### Provided records:
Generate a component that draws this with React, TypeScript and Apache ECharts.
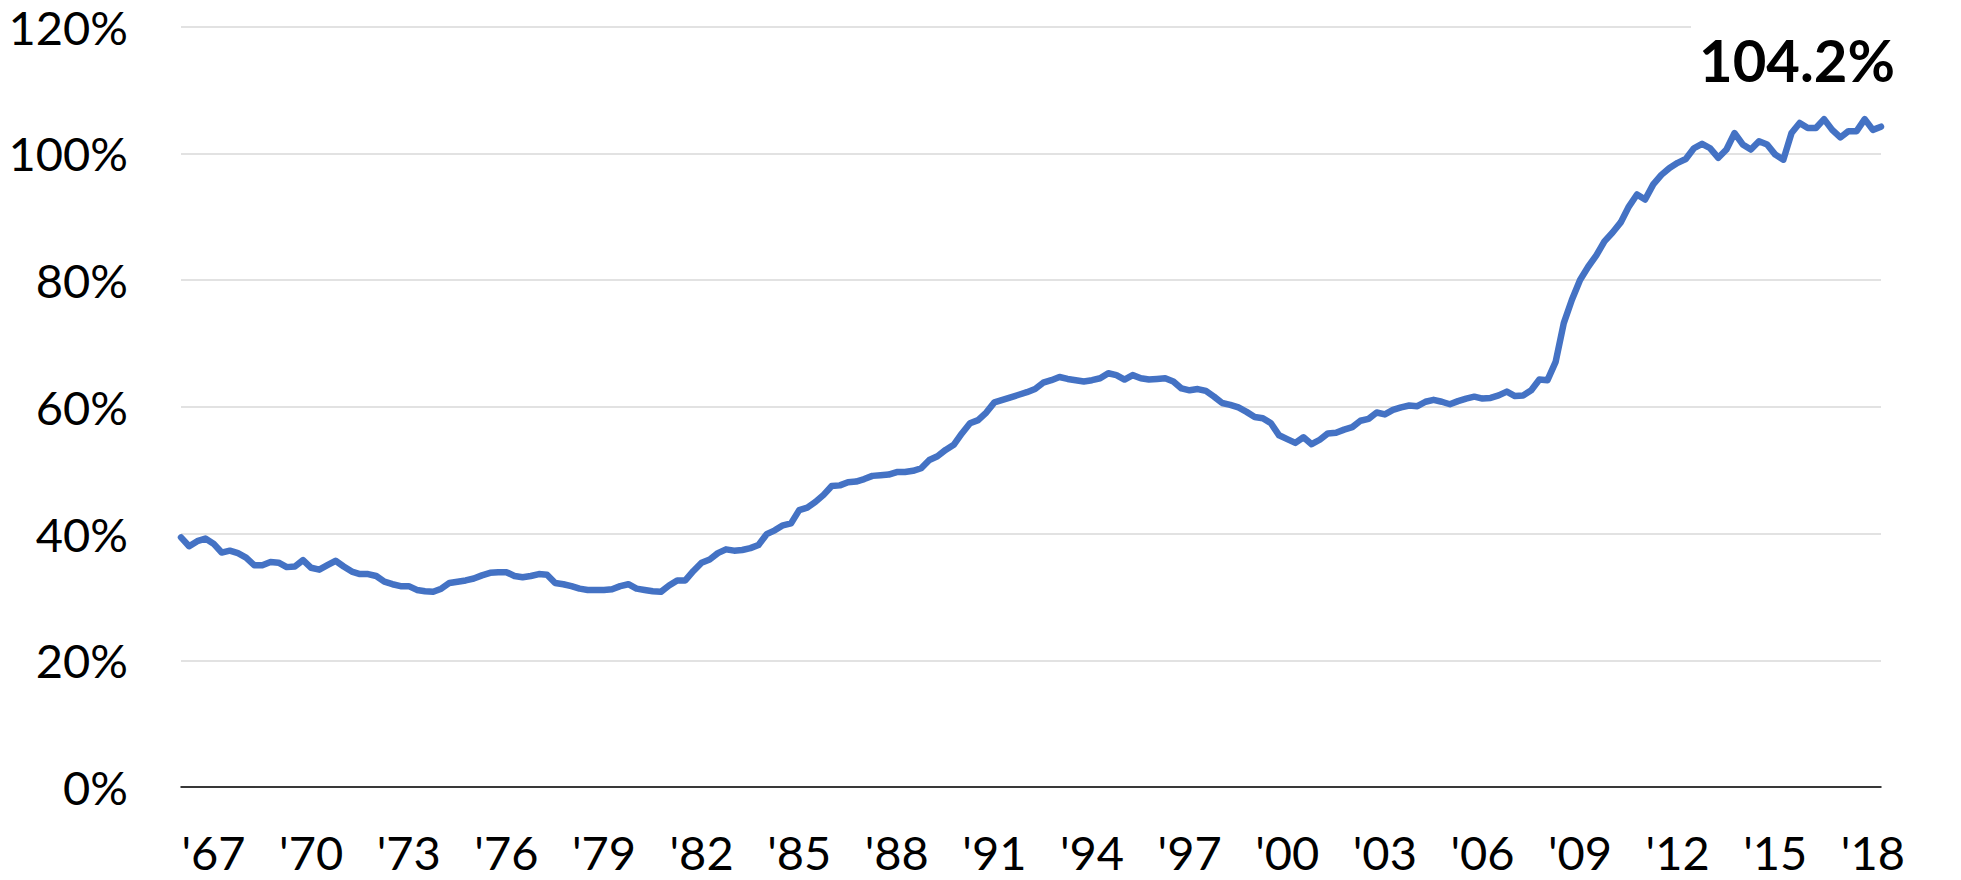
==
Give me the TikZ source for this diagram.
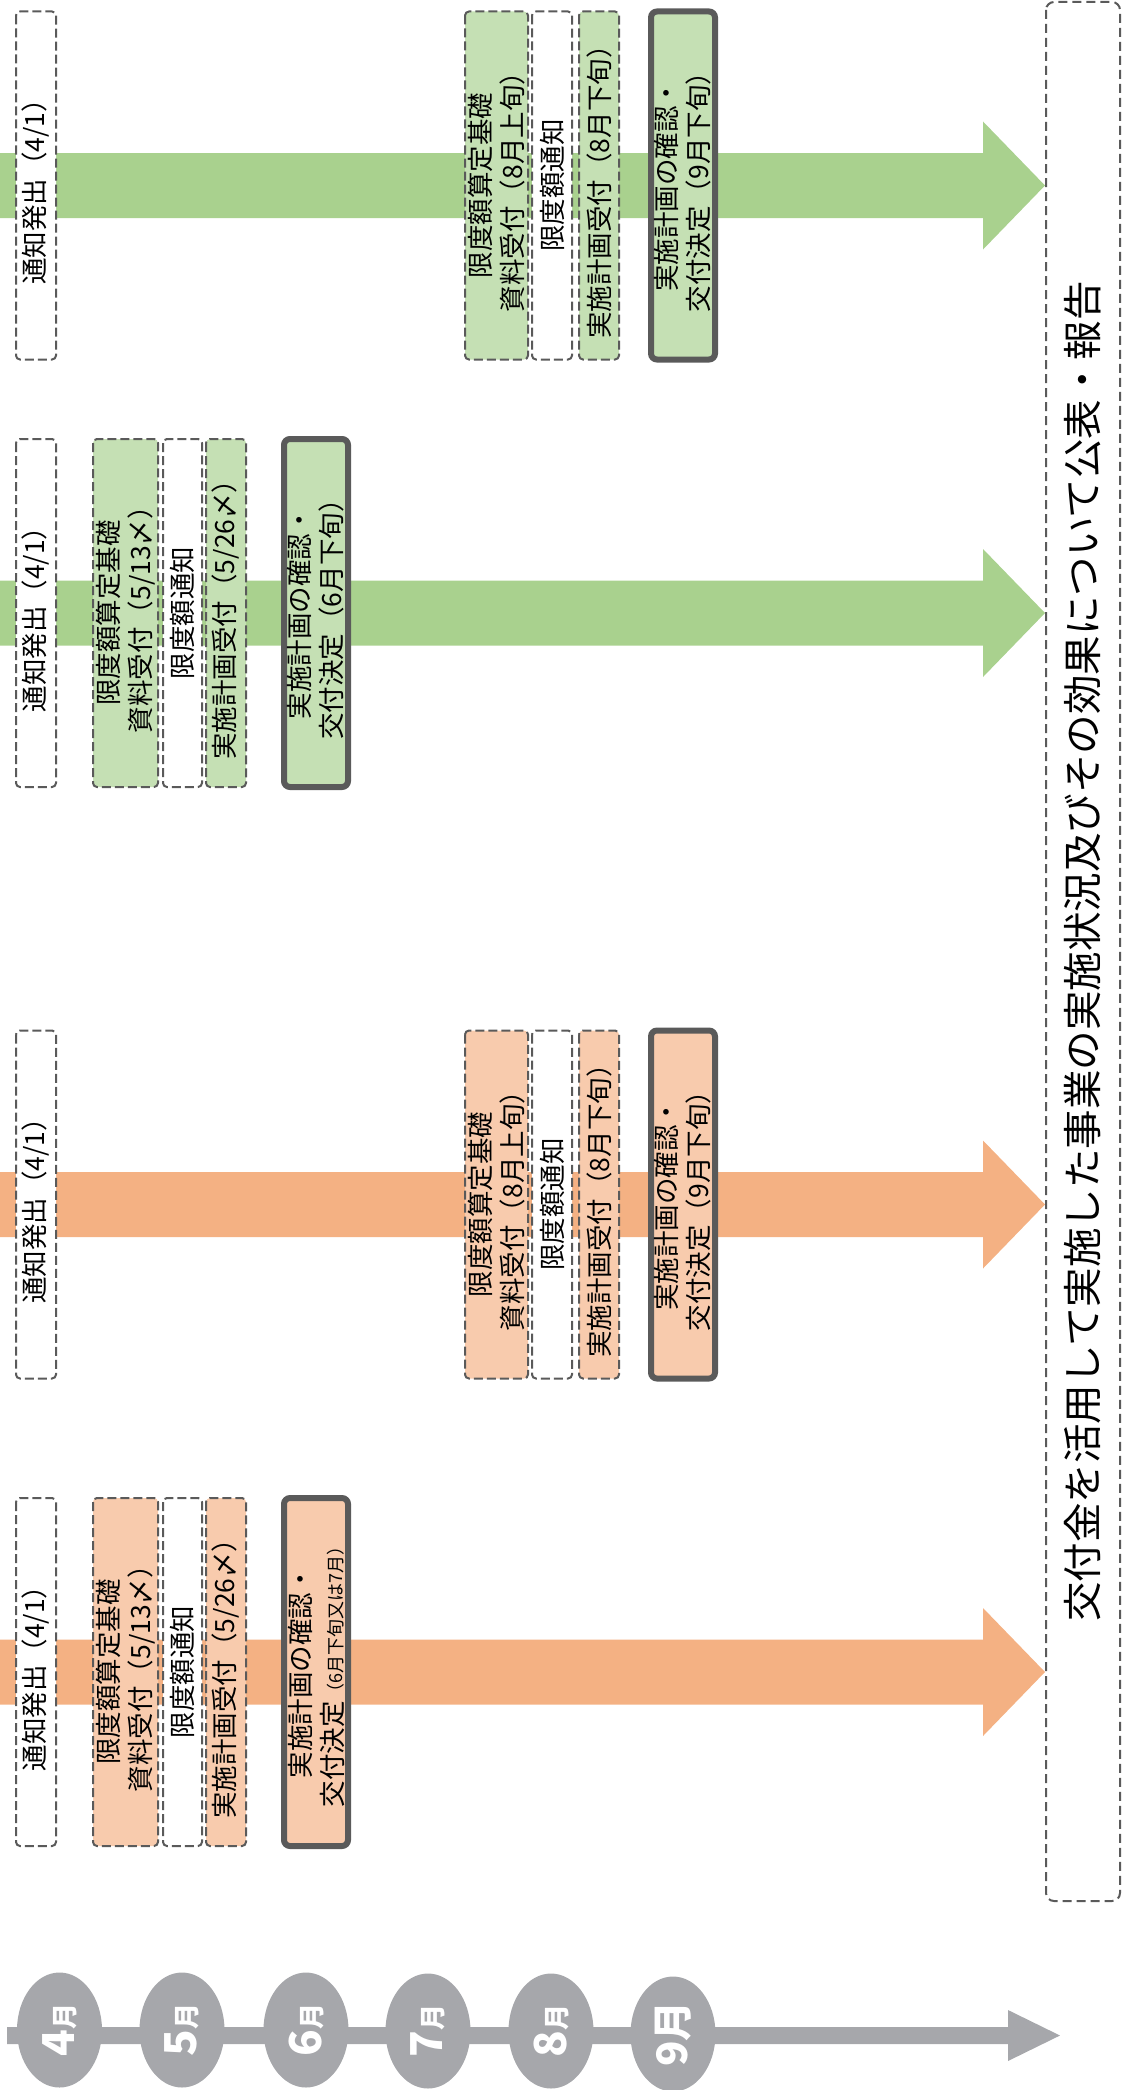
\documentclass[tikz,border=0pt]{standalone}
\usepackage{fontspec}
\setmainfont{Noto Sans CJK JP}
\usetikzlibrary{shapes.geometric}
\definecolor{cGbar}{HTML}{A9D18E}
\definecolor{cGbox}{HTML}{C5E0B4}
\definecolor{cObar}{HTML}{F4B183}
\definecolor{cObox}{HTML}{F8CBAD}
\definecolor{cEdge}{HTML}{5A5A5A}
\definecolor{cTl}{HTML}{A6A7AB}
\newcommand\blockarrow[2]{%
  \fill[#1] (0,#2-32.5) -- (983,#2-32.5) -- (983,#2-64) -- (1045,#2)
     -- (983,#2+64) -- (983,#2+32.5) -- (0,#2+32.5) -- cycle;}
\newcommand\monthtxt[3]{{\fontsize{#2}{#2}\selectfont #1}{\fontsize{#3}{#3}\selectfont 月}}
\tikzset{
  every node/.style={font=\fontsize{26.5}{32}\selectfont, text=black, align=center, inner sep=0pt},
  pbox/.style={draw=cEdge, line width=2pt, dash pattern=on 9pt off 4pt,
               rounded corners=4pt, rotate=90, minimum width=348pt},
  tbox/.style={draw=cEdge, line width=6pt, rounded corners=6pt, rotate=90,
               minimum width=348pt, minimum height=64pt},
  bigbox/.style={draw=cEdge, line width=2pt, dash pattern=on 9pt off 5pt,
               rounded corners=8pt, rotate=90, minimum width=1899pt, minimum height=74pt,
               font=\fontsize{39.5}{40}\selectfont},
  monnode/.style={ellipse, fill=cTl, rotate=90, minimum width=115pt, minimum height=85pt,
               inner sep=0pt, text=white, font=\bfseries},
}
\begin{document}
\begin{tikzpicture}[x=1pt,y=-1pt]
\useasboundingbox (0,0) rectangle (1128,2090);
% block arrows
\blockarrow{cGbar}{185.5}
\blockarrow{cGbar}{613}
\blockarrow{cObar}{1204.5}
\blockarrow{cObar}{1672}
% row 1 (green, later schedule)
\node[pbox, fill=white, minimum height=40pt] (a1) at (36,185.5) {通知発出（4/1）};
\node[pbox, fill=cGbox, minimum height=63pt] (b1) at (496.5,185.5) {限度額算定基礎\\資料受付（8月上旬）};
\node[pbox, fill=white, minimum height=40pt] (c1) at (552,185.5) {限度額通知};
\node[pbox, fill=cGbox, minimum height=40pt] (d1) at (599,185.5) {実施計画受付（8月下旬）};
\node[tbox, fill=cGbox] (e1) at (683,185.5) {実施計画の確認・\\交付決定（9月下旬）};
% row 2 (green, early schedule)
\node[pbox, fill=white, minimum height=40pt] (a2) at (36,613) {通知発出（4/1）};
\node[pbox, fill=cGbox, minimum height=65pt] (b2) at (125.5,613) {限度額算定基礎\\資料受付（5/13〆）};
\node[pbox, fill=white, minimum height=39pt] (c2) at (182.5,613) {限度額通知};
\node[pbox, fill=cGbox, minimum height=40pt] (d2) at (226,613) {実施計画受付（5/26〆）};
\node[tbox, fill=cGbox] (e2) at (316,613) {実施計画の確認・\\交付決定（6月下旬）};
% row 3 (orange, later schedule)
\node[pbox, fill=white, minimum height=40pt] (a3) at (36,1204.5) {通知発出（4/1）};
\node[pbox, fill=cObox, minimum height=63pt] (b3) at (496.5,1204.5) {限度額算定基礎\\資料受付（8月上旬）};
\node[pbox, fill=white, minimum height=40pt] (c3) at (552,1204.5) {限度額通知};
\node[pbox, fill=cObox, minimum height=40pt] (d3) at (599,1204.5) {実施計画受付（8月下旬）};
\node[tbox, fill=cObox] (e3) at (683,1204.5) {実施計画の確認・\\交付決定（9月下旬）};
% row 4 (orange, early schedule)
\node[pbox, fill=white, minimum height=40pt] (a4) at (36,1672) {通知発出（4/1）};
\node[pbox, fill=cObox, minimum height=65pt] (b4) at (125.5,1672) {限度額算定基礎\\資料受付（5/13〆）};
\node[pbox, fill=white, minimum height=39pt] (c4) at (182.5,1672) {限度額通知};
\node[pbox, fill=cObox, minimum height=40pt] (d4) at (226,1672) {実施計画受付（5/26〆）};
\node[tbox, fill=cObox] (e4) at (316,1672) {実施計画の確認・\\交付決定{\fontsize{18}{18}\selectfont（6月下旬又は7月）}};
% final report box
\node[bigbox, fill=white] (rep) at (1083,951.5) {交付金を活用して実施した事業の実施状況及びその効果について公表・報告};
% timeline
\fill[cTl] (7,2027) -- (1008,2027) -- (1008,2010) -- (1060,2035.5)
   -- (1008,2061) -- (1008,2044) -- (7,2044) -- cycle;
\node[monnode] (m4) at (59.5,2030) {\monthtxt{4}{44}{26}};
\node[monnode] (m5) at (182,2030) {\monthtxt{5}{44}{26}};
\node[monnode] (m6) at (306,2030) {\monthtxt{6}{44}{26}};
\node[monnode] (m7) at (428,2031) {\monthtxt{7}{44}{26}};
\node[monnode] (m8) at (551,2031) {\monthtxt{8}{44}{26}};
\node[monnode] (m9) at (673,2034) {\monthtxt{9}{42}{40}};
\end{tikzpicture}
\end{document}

### Goal of the exercise:
Select all lines in the listing that include the word "this".

### Solved exercise:
Generate a component that draws this with React, TypeScript and Apache ECharts.
Give me the TikZ source for this diagram.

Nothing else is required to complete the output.